= Job =
Read the records below. Copy each line where the string "this" occurs.

+++ Extracted data +++

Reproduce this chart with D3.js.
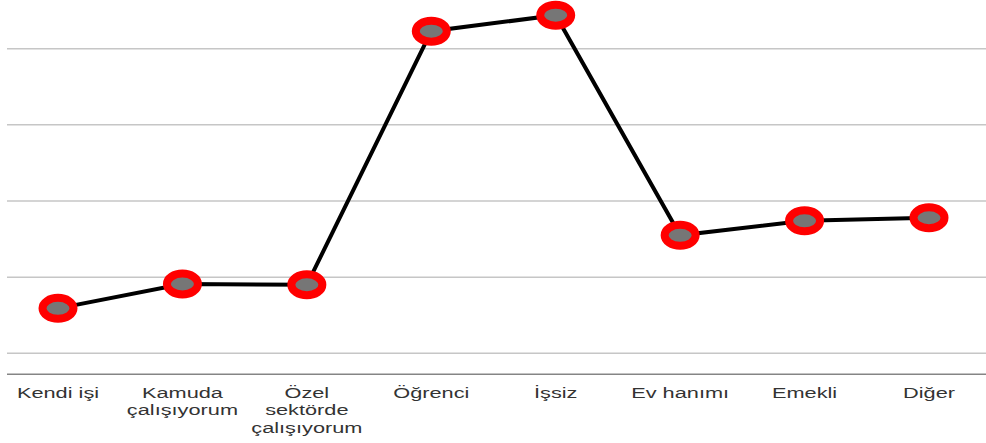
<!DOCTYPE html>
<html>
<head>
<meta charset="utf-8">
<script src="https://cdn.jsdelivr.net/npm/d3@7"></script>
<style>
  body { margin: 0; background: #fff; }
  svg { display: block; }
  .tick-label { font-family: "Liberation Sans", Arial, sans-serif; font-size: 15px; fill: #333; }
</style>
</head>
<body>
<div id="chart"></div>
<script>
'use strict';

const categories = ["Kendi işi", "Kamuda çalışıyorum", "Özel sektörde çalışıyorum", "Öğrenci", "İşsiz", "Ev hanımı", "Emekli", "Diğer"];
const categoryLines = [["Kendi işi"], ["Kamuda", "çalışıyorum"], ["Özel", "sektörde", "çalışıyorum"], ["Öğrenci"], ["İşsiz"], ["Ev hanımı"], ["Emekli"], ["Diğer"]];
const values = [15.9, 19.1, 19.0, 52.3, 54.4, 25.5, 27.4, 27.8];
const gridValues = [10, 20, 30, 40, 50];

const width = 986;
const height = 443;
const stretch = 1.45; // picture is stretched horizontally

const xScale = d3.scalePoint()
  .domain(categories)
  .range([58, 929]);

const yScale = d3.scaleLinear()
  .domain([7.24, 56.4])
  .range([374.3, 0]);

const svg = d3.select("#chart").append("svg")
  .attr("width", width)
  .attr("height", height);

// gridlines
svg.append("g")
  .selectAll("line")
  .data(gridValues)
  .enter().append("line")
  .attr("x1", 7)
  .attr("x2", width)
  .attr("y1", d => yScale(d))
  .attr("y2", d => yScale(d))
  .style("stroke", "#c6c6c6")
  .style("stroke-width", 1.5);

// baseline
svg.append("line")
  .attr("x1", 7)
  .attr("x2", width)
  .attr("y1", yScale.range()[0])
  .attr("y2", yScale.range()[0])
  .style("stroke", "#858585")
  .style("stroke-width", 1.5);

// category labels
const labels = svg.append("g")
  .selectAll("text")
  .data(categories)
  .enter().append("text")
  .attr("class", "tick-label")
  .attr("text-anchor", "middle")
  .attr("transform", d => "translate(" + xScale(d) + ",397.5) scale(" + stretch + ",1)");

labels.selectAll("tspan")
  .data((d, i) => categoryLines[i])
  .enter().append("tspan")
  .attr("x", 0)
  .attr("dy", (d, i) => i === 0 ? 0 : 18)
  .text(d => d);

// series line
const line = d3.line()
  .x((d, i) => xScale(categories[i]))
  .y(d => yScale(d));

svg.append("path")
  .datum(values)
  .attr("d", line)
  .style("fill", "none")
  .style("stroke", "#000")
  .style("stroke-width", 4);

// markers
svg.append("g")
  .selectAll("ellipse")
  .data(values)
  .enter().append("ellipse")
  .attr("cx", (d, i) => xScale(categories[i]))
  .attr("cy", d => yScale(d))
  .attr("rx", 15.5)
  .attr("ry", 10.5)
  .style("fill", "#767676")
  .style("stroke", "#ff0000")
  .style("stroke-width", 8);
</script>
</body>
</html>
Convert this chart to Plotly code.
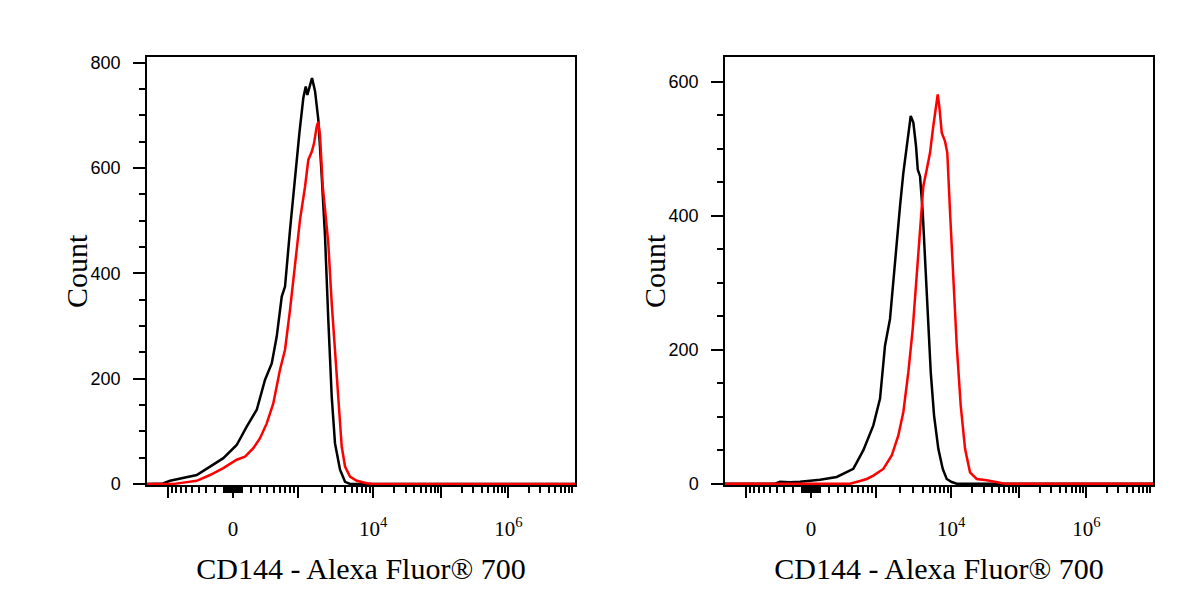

+++

= Exercise output =
Reproduce this chart with D3.js.
Convert this chart to Plotly code.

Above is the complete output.